Always swim at protected areas, by the lifeguards – no matter your skill level. Be sure to listen to the lifeguards’ directions. They are aware of the water’s condition, such as rip currents and shelves, which may not be readily visible. Don’t swim alone and never let children go in unattended. Waves can come up quickly and knock the most surefooted off balance.

Take extra care with children and the elderly. If you aren’t able to swim, don’t go out further than ankle deep. Never dive into water headfirst, as there may be obstacles you can’t see. Weather in the summer can roll in quickly. Pay attention to the day’s forecast, keep an eye to the sky and if the lifeguard’s whistle you out, exit the water quickly, even if you don’t see or hear anything.

If you happen to get caught up in rip currents, don’t fight it, even though it is scary. Allow it to pull you out, then when you are able, swim parallel to shore, until it is safe to swim back in.

Beach and Sand

Prepare before you even head outside by applying plenty of sunscreen (with a minimum SPF of 15, affecting both Ultraviolet A (UVA) and Ultraviolet B (UVB) rays). Sunscreen should be reapplied every 2 hours and since you’re by the water, use waterproof sunscreen. Sunburns not only cause short-term discomfort, but also can cause long-term skin issues and skin cancer.

People who had at least five blistering sunburns by age 20 had a 68 percent increased risk for basal cell carcinoma and squamous cell carcinoma and 80 percent increased risk for melanoma. If you do end up with sunburn, cool off with cold compresses, replenish fluids, moisturize (aloe can be soothing) and possibly take an anti-inflammatory drug (such as ibuprofen, naproxen or aspirin). If there is blistering, fever or chills, seek medical attention.

Staying hydrated is even more important with a day in the sun. Start drinking water before you even go out. Beware of alcohol when out in the sun, as it can be dehydrating. Know the signs of heat exhaustion, stroke and sun poisoning and take appropriate steps to get out of the sun and heat, if those arise.

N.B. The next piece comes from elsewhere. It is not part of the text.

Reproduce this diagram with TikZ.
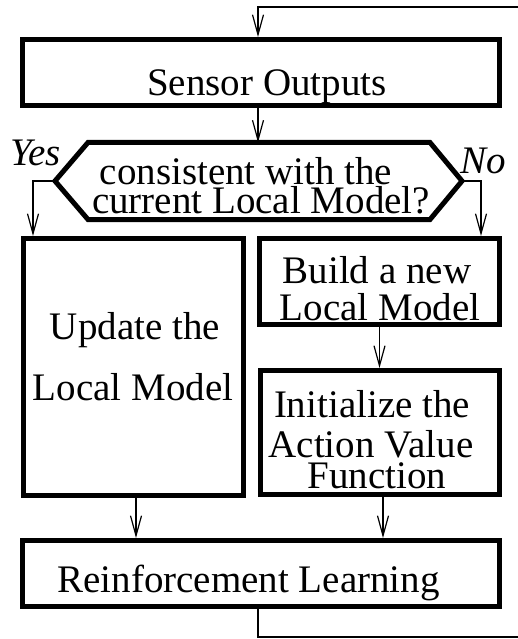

Keep an eye out for any creatures who may still be living in the shells. The beach is part of nature and should be treated respectfully. People may often think of something like a shark with the idea of sea life, but it is more likely that you will encounter smaller, more common animals such as clams, mussels, crabs and jellyfish. Always leave any animals alone, as you don’t want to cause any harm.

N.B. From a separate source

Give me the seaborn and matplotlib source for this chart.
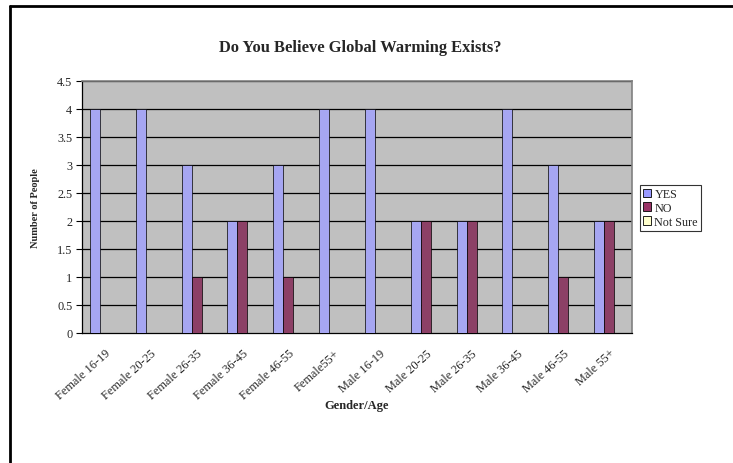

This includes not feeding them, especially birds. Not only is it disruptive to others around you, it causes the birds to become aggressive. Birds contain disease and in fact, some towns feel so strongly that they have fines (or even jail) for feeding the birds. Additionally, it isn’t good for the birds as it disrupts their natural food-hunting habits. Be aware of surroundings so that you don’t unintentionally feed the birds. Never leave food out and eat under cover (or keep food covered while eating).

If you should happen to be stung by a jellyfish, it usually is just painful and not dangerous. Rinse with vinegar , not water, which along with rubbing, could make it worse. If there are any tentacles, remove them with tweezers. A hot (but not too hot) shower may bring relief, but not cold water or ice. If there is any swelling, trouble breathing or swallowing, dizziness, nausea, or muscle spasms, or if the sting occurred in the eye or mouth, seek immediate medical treatment.

Boating and Water Sports

Being around the water lends itself to a lot of fun activities. If going boating, take smart precautions. Always wear a lifejacket and never go out under the influence of alcohol. Be sure to let someone know where you’re going.

For non-motor sports, such as kayaking and paddle boarding, have fun, but still take it seriously. It is a good idea to take a lesson and don’t try too much too soon.

We’re lucky enough to have beautiful beaches and bayfront not far away. Take advantage of the beautiful summer weather to enjoy time at the shore. With smart preparation and awareness, it can be a summer to remember.